History of Carnegie House

Over a century ago, a Scottish-American businessman and philanthropist, Andrew Carnegie, set out to enhance society by distributing his wealth to promote the access to knowledge of the ordinary members of the public. In the early 20th century, he donated £2,000 towards the cost of building a Public Library in Bridgend. Land was provided in Wyndham Street by the Earl of Dunraven who defrayed three quarters of the costs with the remaining quarter to be raised by public subscription.

The resulting building, in a renaissance Mannerist style, was started in 1906 and finished during 1907. It was built with Bath stone, red brick and blue forest stone as a Public Library in keeping with the Carnegie grant. It continued as a public library for 106 years and was designated a Grade II Listed Building around 1987.

During 2013, local organisation Bridgend Arts Ltd approached Bridgend Town Council with a suggestion to use the former library building to develop an Arts Centre in Bridgend.

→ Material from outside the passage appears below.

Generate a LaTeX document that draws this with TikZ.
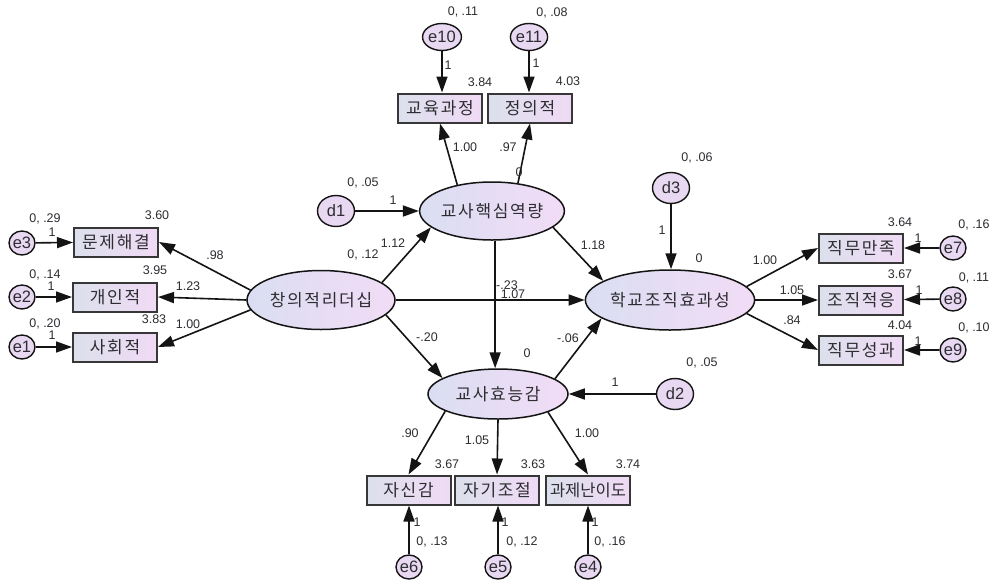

Bridgend Town Council formed a small group of Councillors headed by Cllr Bob Burns to discuss with BCBC the various options it could negotiate to take over the former Public Library. BCBC through it’s Cabinet agreed in July 2013 to “Pursuing a formal and endorsed proposal from Bridgend Town Council, in respect of the Library Building, Wyndham Street, Bridgend with a view to securing a civic and cultural hub…”

The negotiations were concluded in just five months; then commenced a hectic period of internal refurbishment, redecoration in accordance with Listed Building requirements (Edwardian colour scheme ‘blue and white’) whilst keeping and re-positioning the historic and culturally important features. The Town Council moved into the building in January 2014 taking the historic chamber seating, pictures and artefacts from the previous Council Chamber in Glanogwr.

To enhance the building’s future use as an Arts Centre, the Town Council invested in art displays systems for picture hanging, audio visual equipment and other equipment to provide a flexible infrastructure. It was foreseen that the Civic function would be placed on the first floor keeping the ground floor as a refurbished, accessible hall, suitable for events such as exhibitions, poetry evenings, theatre, music and workshops that endorsed public life and events.

During 2015, the Town Council through a Heritage Lottery grant, in partnership with BCBC, carried out refurbishment to the front elevation of the building to ensure, the nearly 110 year old building is restored and for another 100 years of public service.